Source code of charts
- - - -

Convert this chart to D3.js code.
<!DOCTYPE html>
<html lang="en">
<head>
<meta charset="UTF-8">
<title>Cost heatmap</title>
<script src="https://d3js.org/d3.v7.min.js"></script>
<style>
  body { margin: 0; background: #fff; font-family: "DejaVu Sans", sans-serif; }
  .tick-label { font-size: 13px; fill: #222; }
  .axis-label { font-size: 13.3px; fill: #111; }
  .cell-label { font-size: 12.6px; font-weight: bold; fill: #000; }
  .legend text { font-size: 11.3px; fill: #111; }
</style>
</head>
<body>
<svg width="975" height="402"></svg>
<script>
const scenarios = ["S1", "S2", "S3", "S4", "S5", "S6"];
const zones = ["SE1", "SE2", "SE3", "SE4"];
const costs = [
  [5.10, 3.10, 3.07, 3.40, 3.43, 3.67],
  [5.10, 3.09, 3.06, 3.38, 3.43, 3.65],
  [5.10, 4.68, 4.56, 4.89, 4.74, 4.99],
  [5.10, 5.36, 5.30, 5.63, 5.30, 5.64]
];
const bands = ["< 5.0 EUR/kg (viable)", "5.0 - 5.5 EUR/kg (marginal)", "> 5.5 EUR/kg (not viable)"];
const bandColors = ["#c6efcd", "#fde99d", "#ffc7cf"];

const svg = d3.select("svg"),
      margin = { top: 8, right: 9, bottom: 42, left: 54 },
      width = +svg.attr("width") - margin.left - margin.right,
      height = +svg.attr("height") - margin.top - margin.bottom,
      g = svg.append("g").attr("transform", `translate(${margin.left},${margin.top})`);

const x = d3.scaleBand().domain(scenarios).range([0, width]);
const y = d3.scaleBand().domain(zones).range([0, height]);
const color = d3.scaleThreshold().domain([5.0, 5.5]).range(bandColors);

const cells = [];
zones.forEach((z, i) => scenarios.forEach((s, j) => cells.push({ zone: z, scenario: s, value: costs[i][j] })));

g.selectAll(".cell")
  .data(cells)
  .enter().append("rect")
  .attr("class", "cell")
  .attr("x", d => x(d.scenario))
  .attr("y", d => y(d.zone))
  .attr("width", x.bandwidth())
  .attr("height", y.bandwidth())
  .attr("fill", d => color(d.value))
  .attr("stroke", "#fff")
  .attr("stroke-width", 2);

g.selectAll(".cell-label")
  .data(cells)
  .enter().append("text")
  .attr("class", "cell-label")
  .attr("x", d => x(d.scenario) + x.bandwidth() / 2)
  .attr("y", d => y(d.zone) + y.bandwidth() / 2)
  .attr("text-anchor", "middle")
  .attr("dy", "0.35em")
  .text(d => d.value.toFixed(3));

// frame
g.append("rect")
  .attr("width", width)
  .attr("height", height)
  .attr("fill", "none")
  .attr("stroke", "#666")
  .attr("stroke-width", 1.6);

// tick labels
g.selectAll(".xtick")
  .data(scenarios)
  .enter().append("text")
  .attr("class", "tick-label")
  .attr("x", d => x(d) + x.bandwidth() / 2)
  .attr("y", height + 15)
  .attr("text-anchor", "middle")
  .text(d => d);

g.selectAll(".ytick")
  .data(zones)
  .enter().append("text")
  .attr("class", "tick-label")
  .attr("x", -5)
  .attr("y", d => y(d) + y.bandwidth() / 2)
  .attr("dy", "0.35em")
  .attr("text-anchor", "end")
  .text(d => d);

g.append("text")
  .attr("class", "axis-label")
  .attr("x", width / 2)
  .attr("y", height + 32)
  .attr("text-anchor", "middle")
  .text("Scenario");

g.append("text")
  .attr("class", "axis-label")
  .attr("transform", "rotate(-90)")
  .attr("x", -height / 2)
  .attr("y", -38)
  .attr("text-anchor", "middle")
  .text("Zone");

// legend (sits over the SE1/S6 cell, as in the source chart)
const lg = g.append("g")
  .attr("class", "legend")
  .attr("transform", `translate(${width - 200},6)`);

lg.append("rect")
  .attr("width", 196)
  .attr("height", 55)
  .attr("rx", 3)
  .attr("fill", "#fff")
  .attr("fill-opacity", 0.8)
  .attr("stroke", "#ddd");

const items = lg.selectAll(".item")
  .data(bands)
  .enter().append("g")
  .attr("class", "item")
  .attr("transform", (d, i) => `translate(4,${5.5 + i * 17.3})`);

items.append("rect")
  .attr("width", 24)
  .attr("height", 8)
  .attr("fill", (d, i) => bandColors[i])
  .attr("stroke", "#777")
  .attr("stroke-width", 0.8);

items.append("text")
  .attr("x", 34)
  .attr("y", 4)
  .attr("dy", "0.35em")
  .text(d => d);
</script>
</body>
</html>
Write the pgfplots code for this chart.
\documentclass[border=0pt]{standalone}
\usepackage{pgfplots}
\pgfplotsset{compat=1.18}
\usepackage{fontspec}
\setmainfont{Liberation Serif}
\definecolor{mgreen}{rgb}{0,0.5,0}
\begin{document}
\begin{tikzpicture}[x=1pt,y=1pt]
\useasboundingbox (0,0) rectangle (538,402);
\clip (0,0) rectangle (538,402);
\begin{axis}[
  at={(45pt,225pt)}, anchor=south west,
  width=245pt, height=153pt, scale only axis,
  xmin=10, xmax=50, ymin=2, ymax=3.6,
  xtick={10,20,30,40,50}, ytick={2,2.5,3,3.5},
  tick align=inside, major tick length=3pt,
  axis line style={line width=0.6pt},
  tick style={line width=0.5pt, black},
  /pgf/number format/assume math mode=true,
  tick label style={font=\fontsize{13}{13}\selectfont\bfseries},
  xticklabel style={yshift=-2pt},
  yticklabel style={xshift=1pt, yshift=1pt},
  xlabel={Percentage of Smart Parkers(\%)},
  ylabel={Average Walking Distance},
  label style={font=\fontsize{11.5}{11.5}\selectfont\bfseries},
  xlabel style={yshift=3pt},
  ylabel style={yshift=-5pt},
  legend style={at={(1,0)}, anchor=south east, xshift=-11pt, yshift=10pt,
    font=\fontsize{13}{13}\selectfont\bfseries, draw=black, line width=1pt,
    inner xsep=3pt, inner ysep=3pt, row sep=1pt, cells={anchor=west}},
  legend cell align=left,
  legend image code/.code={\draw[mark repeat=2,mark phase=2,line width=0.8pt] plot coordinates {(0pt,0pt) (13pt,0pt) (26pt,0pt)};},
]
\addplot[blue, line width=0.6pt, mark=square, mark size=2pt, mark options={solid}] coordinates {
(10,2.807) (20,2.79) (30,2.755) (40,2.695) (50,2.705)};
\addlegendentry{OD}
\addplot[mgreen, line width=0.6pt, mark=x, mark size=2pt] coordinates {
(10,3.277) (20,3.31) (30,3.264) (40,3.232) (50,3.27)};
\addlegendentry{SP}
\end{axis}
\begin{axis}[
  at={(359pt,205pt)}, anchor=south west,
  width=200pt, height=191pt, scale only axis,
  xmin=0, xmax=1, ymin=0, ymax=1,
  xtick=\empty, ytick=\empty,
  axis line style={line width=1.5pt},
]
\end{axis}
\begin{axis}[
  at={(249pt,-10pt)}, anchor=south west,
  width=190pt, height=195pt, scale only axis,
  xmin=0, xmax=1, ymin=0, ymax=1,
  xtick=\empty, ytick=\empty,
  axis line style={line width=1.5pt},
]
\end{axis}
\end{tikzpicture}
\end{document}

- - - -

▶ [WHAT TO WORK ON]:
Reproduce each entry exactly, leaving out nothing.

▶ [FINISHED ANSWER]:
Convert this chart to D3.js code.
<!DOCTYPE html>
<html lang="en">
<head>
<meta charset="UTF-8">
<title>Cost heatmap</title>
<script src="https://d3js.org/d3.v7.min.js"></script>
<style>
  body { margin: 0; background: #fff; font-family: "DejaVu Sans", sans-serif; }
  .tick-label { font-size: 13px; fill: #222; }
  .axis-label { font-size: 13.3px; fill: #111; }
  .cell-label { font-size: 12.6px; font-weight: bold; fill: #000; }
  .legend text { font-size: 11.3px; fill: #111; }
</style>
</head>
<body>
<svg width="975" height="402"></svg>
<script>
const scenarios = ["S1", "S2", "S3", "S4", "S5", "S6"];
const zones = ["SE1", "SE2", "SE3", "SE4"];
const costs = [
  [5.10, 3.10, 3.07, 3.40, 3.43, 3.67],
  [5.10, 3.09, 3.06, 3.38, 3.43, 3.65],
  [5.10, 4.68, 4.56, 4.89, 4.74, 4.99],
  [5.10, 5.36, 5.30, 5.63, 5.30, 5.64]
];
const bands = ["< 5.0 EUR/kg (viable)", "5.0 - 5.5 EUR/kg (marginal)", "> 5.5 EUR/kg (not viable)"];
const bandColors = ["#c6efcd", "#fde99d", "#ffc7cf"];

const svg = d3.select("svg"),
      margin = { top: 8, right: 9, bottom: 42, left: 54 },
      width = +svg.attr("width") - margin.left - margin.right,
      height = +svg.attr("height") - margin.top - margin.bottom,
      g = svg.append("g").attr("transform", `translate(${margin.left},${margin.top})`);

const x = d3.scaleBand().domain(scenarios).range([0, width]);
const y = d3.scaleBand().domain(zones).range([0, height]);
const color = d3.scaleThreshold().domain([5.0, 5.5]).range(bandColors);

const cells = [];
zones.forEach((z, i) => scenarios.forEach((s, j) => cells.push({ zone: z, scenario: s, value: costs[i][j] })));

g.selectAll(".cell")
  .data(cells)
  .enter().append("rect")
  .attr("class", "cell")
  .attr("x", d => x(d.scenario))
  .attr("y", d => y(d.zone))
  .attr("width", x.bandwidth())
  .attr("height", y.bandwidth())
  .attr("fill", d => color(d.value))
  .attr("stroke", "#fff")
  .attr("stroke-width", 2);

g.selectAll(".cell-label")
  .data(cells)
  .enter().append("text")
  .attr("class", "cell-label")
  .attr("x", d => x(d.scenario) + x.bandwidth() / 2)
  .attr("y", d => y(d.zone) + y.bandwidth() / 2)
  .attr("text-anchor", "middle")
  .attr("dy", "0.35em")
  .text(d => d.value.toFixed(3));

// frame
g.append("rect")
  .attr("width", width)
  .attr("height", height)
  .attr("fill", "none")
  .attr("stroke", "#666")
  .attr("stroke-width", 1.6);

// tick labels
g.selectAll(".xtick")
  .data(scenarios)
  .enter().append("text")
  .attr("class", "tick-label")
  .attr("x", d => x(d) + x.bandwidth() / 2)
  .attr("y", height + 15)
  .attr("text-anchor", "middle")
  .text(d => d);

g.selectAll(".ytick")
  .data(zones)
  .enter().append("text")
  .attr("class", "tick-label")
  .attr("x", -5)
  .attr("y", d => y(d) + y.bandwidth() / 2)
  .attr("dy", "0.35em")
  .attr("text-anchor", "end")
  .text(d => d);

g.append("text")
  .attr("class", "axis-label")
  .attr("x", width / 2)
  .attr("y", height + 32)
  .attr("text-anchor", "middle")
  .text("Scenario");

g.append("text")
  .attr("class", "axis-label")
  .attr("transform", "rotate(-90)")
  .attr("x", -height / 2)
  .attr("y", -38)
  .attr("text-anchor", "middle")
  .text("Zone");

// legend (sits over the SE1/S6 cell, as in the source chart)
const lg = g.append("g")
  .attr("class", "legend")
  .attr("transform", `translate(${width - 200},6)`);

lg.append("rect")
  .attr("width", 196)
  .attr("height", 55)
  .attr("rx", 3)
  .attr("fill", "#fff")
  .attr("fill-opacity", 0.8)
  .attr("stroke", "#ddd");

const items = lg.selectAll(".item")
  .data(bands)
  .enter().append("g")
  .attr("class", "item")
  .attr("transform", (d, i) => `translate(4,${5.5 + i * 17.3})`);

items.append("rect")
  .attr("width", 24)
  .attr("height", 8)
  .attr("fill", (d, i) => bandColors[i])
  .attr("stroke", "#777")
  .attr("stroke-width", 0.8);

items.append("text")
  .attr("x", 34)
  .attr("y", 4)
  .attr("dy", "0.35em")
  .text(d => d);
</script>
</body>
</html>
Write the pgfplots code for this chart.
\documentclass[border=0pt]{standalone}
\usepackage{pgfplots}
\pgfplotsset{compat=1.18}
\usepackage{fontspec}
\setmainfont{Liberation Serif}
\definecolor{mgreen}{rgb}{0,0.5,0}
\begin{document}
\begin{tikzpicture}[x=1pt,y=1pt]
\useasboundingbox (0,0) rectangle (538,402);
\clip (0,0) rectangle (538,402);
\begin{axis}[
  at={(45pt,225pt)}, anchor=south west,
  width=245pt, height=153pt, scale only axis,
  xmin=10, xmax=50, ymin=2, ymax=3.6,
  xtick={10,20,30,40,50}, ytick={2,2.5,3,3.5},
  tick align=inside, major tick length=3pt,
  axis line style={line width=0.6pt},
  tick style={line width=0.5pt, black},
  /pgf/number format/assume math mode=true,
  tick label style={font=\fontsize{13}{13}\selectfont\bfseries},
  xticklabel style={yshift=-2pt},
  yticklabel style={xshift=1pt, yshift=1pt},
  xlabel={Percentage of Smart Parkers(\%)},
  ylabel={Average Walking Distance},
  label style={font=\fontsize{11.5}{11.5}\selectfont\bfseries},
  xlabel style={yshift=3pt},
  ylabel style={yshift=-5pt},
  legend style={at={(1,0)}, anchor=south east, xshift=-11pt, yshift=10pt,
    font=\fontsize{13}{13}\selectfont\bfseries, draw=black, line width=1pt,
    inner xsep=3pt, inner ysep=3pt, row sep=1pt, cells={anchor=west}},
  legend cell align=left,
  legend image code/.code={\draw[mark repeat=2,mark phase=2,line width=0.8pt] plot coordinates {(0pt,0pt) (13pt,0pt) (26pt,0pt)};},
]
\addplot[blue, line width=0.6pt, mark=square, mark size=2pt, mark options={solid}] coordinates {
(10,2.807) (20,2.79) (30,2.755) (40,2.695) (50,2.705)};
\addlegendentry{OD}
\addplot[mgreen, line width=0.6pt, mark=x, mark size=2pt] coordinates {
(10,3.277) (20,3.31) (30,3.264) (40,3.232) (50,3.27)};
\addlegendentry{SP}
\end{axis}
\begin{axis}[
  at={(359pt,205pt)}, anchor=south west,
  width=200pt, height=191pt, scale only axis,
  xmin=0, xmax=1, ymin=0, ymax=1,
  xtick=\empty, ytick=\empty,
  axis line style={line width=1.5pt},
]
\end{axis}
\begin{axis}[
  at={(249pt,-10pt)}, anchor=south west,
  width=190pt, height=195pt, scale only axis,
  xmin=0, xmax=1, ymin=0, ymax=1,
  xtick=\empty, ytick=\empty,
  axis line style={line width=1.5pt},
]
\end{axis}
\end{tikzpicture}
\end{document}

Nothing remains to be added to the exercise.